The Institute of Asian Studies at Universiti Brunei Darussalam is pleased to announce the publication of IAS Working Paper No 58: The Anthropology of Remembering and Memory as Ethnography: Reflections on a Fishing Village and Firth’s Malay Fishermen by Zawawi Ibrahim. Please see below for details.
Abstract: The Malay peasantry in peninsular Malaysia has been the subject of fieldwork and ethnographic research by both colonial and local anthropologists. Raymond Firth’s Malay Fishermen, based on fieldwork in Perupok, a fishing community in Kelantan, stands as an early and now-classic example of the genre. I was born some seven years after Firth’s first fieldwork in another east coast Malay fishing village, Kampung Che Wan, Kijal, in Terengganu. This article is about my own process of remembering the ethnographic details of my home village, thinking like an anthropologist over the period of a lifetime. While this is essentially an exercise in comparative ethnography, I suggest that such remembering represents variants of both collective memory and individual memory. The method of recall comprises various snippets of collected memory in the form of a discontinuous flow of selective ethnographic soundscapes and visualscapes, empowered by both a reflexive and critical anthropological gaze. It also entails a constant juxtaposition between the insider – outsider roles: the ‘emic’ and the ‘etic’ positioning on the part of the anthropologist But remembering itself is ultimately part of a historical and political project, an indigenising research project It is not part of a misplaced nostalgia that accommodates an old, worn-out colonial anthropological design aimed at preserving an ‘unchanging society’. Nor should remembering be understood as an act ‘to reinforce the system in place, never to transform it’ (Comaroff and Comaroff 1992: 21). Rather remembering is considered a form of agency, which empowers local imaginings and is a mediator of social change, transformation, and identity.

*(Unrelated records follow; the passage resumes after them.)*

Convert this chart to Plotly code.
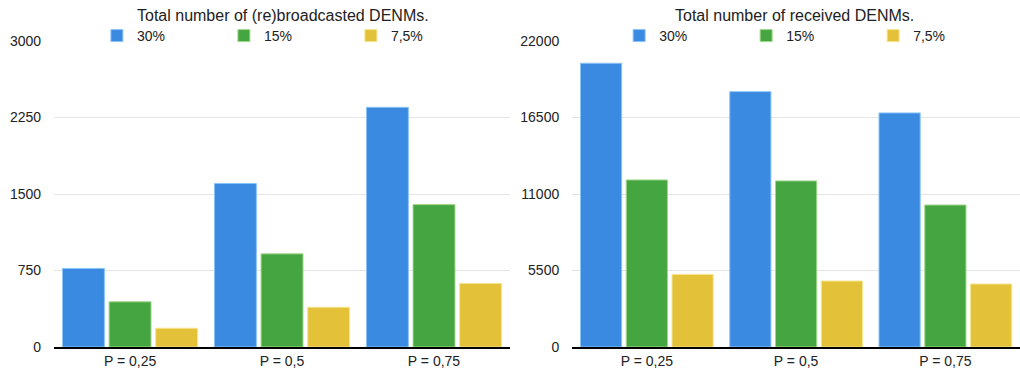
import plotly.graph_objects as go

categories = ["P = 0,25", "P = 0,5", "P = 0,75"]
series_names = ["30%", "15%", "7,5%"]

broadcast_30 = [770, 1603, 2350]
broadcast_15 = [443, 913, 1396]
broadcast_75 = [184, 390, 623]

received_30 = [20400, 18360, 16830]
received_15 = [12010, 11940, 10210]
received_75 = [5220, 4745, 4530]

left_ticks = [0, 750, 1500, 2250, 3000]
right_ticks = [0, 5500, 11000, 16500, 22000]

left_title = "Total number of (re)broadcasted DENMs."
right_title = "Total number of received DENMs."

colors = ["#3a8ae2", "#45a540", "#e3c23a"]
edge = ["#8cc4f8", "#a0d88a", "#f6e590"]

FONT = "Liberation Sans, Arial, Helvetica, sans-serif"

fig = go.Figure()

for name, vals, c, e in zip(series_names, [broadcast_30, broadcast_15, broadcast_75], colors, edge):
    fig.add_trace(go.Bar(x=categories, y=vals, name=name, marker=dict(color=c, line=dict(color=e, width=1)),
                         xaxis="x", yaxis="y", legend="legend"))
for name, vals, c, e in zip(series_names, [received_30, received_15, received_75], colors, edge):
    fig.add_trace(go.Bar(x=categories, y=vals, name=name, marker=dict(color=c, line=dict(color=e, width=1)),
                         xaxis="x2", yaxis="y2", legend="legend2"))

axis_common = dict(showgrid=False, showline=True, linecolor="#000", linewidth=1.5, ticks="",
                   tickfont=dict(family=FONT, size=14, color="#222"), fixedrange=True, automargin=False)
yaxis_common = dict(showgrid=True, gridcolor="#e4e4e4", gridwidth=1, zeroline=False, showline=False,
                    ticks="", tickfont=dict(family=FONT, size=14, color="#222"), ticklabelstandoff=12,
                    automargin=False, fixedrange=True)

legend_common = dict(orientation="h", yanchor="middle", xanchor="left", font=dict(family=FONT, size=14, color="#222"),
                     bgcolor="rgba(0,0,0,0)", entrywidth=82, itemclick=False, itemdoubleclick=False, tracegroupgap=0)

T, B = 41, 26
plot_h = 373 - T - B


def py(px_from_top):
    return (373 - B - px_from_top) / plot_h


fig.update_layout(
    width=1020, height=373,
    margin=dict(l=0, r=0, t=T, b=B, autoexpand=False),
    paper_bgcolor="white", plot_bgcolor="white",
    barmode="group", bargap=0.08, bargroupgap=0.1,
    font=dict(family=FONT, color="#222"),
    xaxis=dict(domain=[0.053, 0.5], anchor="y", **axis_common),
    yaxis=dict(range=[0, 3000], tickvals=left_ticks, ticktext=[str(v) for v in left_ticks], anchor="x", **yaxis_common),
    xaxis2=dict(domain=[0.561, 1.0], anchor="y2", **axis_common),
    yaxis2=dict(range=[0, 22000], tickvals=right_ticks, ticktext=[str(v) for v in right_ticks], anchor="x2", **yaxis_common),
    legend=dict(x=0.095, y=py(36), **legend_common),
    legend2=dict(x=0.607, y=py(36), **legend_common),
    annotations=[
        dict(text=left_title, x=0.277, y=py(15), xref="paper", yref="paper", showarrow=False,
             xanchor="center", yanchor="middle", font=dict(family=FONT, size=16, color="#222")),
        dict(text=right_title, x=0.779, y=py(15), xref="paper", yref="paper", showarrow=False,
             xanchor="center", yanchor="middle", font=dict(family=FONT, size=16, color="#222")),
    ],
)

fig.write_html("out.html", config={"displayModeBar": False},
               post_script="document.body.style.margin='0';document.body.style.overflow='hidden';")
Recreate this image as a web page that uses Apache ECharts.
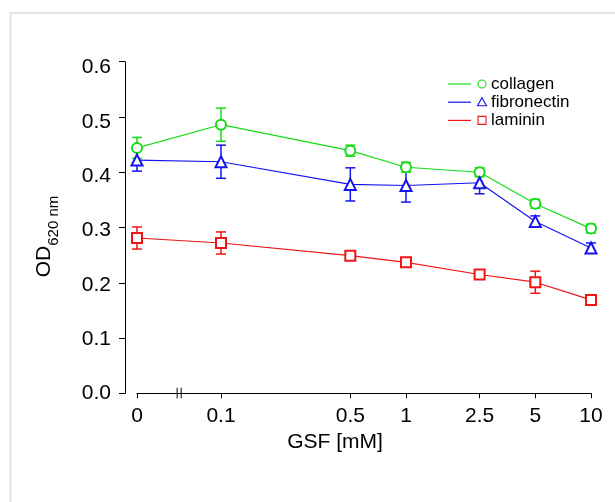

Author: Zawawi Ibrahim served as Professor of Anthropology, Faculty of Arts and Social Sciences and Institute of Asian Studies, Universiti Brunei Darussalam from 2011-2020. He is currently a Visiting Professor at Taylor’s University, Malaysia. He has researched and published on pluralism; Islam and globalization; identity, ethnicity and multiculturalism in Sarawak; new media and civil society in Malaysia; Malay peasantry and plantation labour; indigenous communities of West and East Malaysia; voices of AIDS; Penan storytelling; Malaysian popular music and new Malaysian cinema. His current research is on contemporary Islamic cinema in Indonesia and Malaysia, and governance of religious diversity in Malaysia.